I due siriani si sono aggiudicati il premio internazionale per la libertà di informazione
La cerimonia di premiazione si svolgerà giovedì 29 settembre alle ore 11 nella Sala della Biblioteca di Palazzo Squarcialupi. Nel corso della manifestazione sono previsti due collegamenti Skype con i premiati. Sarà il disegnatore italiano Sergio Staino a consegnare il premio al collega siriano, in collegamento via Internet da Damasco.
A ritirare materialmente i premi sarà invece il giornalista libanese Saad Kiwan, ospite d’onore della manifestazione, una delle figure più importanti nel panorama del giornalismo mediorientale e attualmente general manager della Fondazione “Samir Kassir” di Beirut: Fondazione che prende il nome dal docente universitario, giornalista, direttore di giornali e attivista politico ucciso da una autobomba a Beirut nel 2005.
“Il Premio ‘Città di Siena-ISF’ ha negli anni seguito con grande attenzione l’evolversi degli attacchi alla libertà di espressione nel mondo – dice. Alesssandro Cannamela, assessore alla Pace e Cooperazione internazionale – Per questo, in questa edizione, non potevamo non porre l’attenzione verso una situazione che sta portando interi popoli in piazza a gridare il loro bisogno di democrazia e di rispetto dei diritti umani”.
“Con l’attribuzione del premio a due esponenti dell’opposizione siriana – spiega Stefano Marcelli, presidente di Information Safety and Freedom, l’associazione internazionale che organizza il Premio in collaborazione con il Comune, la Banca Monte dei Paschi e la Fondazione Barnabei – intendiamo sollecitare una mobilitazione a sostegno di una svolta democratica in Siria e per la tutela dei giornalisti che sono nel mirino della repressione. Secondo l’Onu, dall’inizio delle rivolte, in Siria ci sono state 27mila vittime civili, decine di migliaia sono i profughi rifugiatisi in Turchia e Libano, mentre migliaia di persone risultano scomparse nelle carceri gestite dall’esercito e dai servizi di sicurezza“.
Rami Nakhle
“They want to kill me, but I will not stop my work”. Vogliono ucciderlo, ma lui non ha intenzione di fermarsi. Il messaggio arriva forte e chiaro via skype. Il suo vero nome è Rami Nakhle, ma è meglio conosciuto con lo pseudonimo di Malath Aumran. Costretto da mesi all’esilio, tiene le redini dello scontro telematico contro il regime siriano di Bashar Al Assad. Vive di Facebook, Twitter, Flickr. Rilascia interviste, organizza le rivolte, conta i morti, carica in rete “almeno 100 video al giorno”, ognuno dei quali testimonia “le violenze di piazza commesse dall’esercito siriano”. Sa di rischiare grosso: “Non soltanto il carcere, perfino la vita”. L’anno scorso è miracolosamente scampato all’arresto, oltrepassando il confine libanese con la polizia siriana alle calcagna. Adesso gli stanno dando la caccia anche fuori dalla Siria, per questo vive da recluso, “non metto mai piede fuori di casa”, passando le giornate attaccato al computer, alimentando l’onda della rivoluzione on line. Ventotto anni e una laurea in scienze politiche, ha iniziato a percorrere le vie del web cinque anni fa, fondando la rivista on line Siria News. Poco dopo ha lanciato la campagna contro la rete di telefonia cellulare Syriatel, accusata di corruzione e di proprietà del cugino del presidente siriano Assad.

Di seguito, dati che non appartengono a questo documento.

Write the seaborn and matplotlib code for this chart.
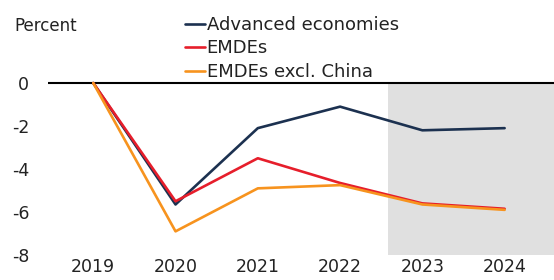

Intervistato pochi giorni fa da una radio svedese su come si svolgono le sue giornate, ha così risposto: “Dormo tre ore a notte, sono connesso a Internet tutto il giorno. Mi contattano tantissimi giornalisti da ogni parte il mondo. Rilascio interviste, aggiorno le mie pagine di Facebook e Twitter per denunciare le violenze quotidiane sulle strade delle nostre città, sono in contatto perenne con altri attivisti in Siria, ci scambiamo informazioni e organizziamo le rivolte. E’ l’unico modo per denunciare quello che succede. I giornalisti rimasti in Siria sono pochissimi, e quei pochi sono controllati dal Governo. I giornalisti siamo diventati noi”.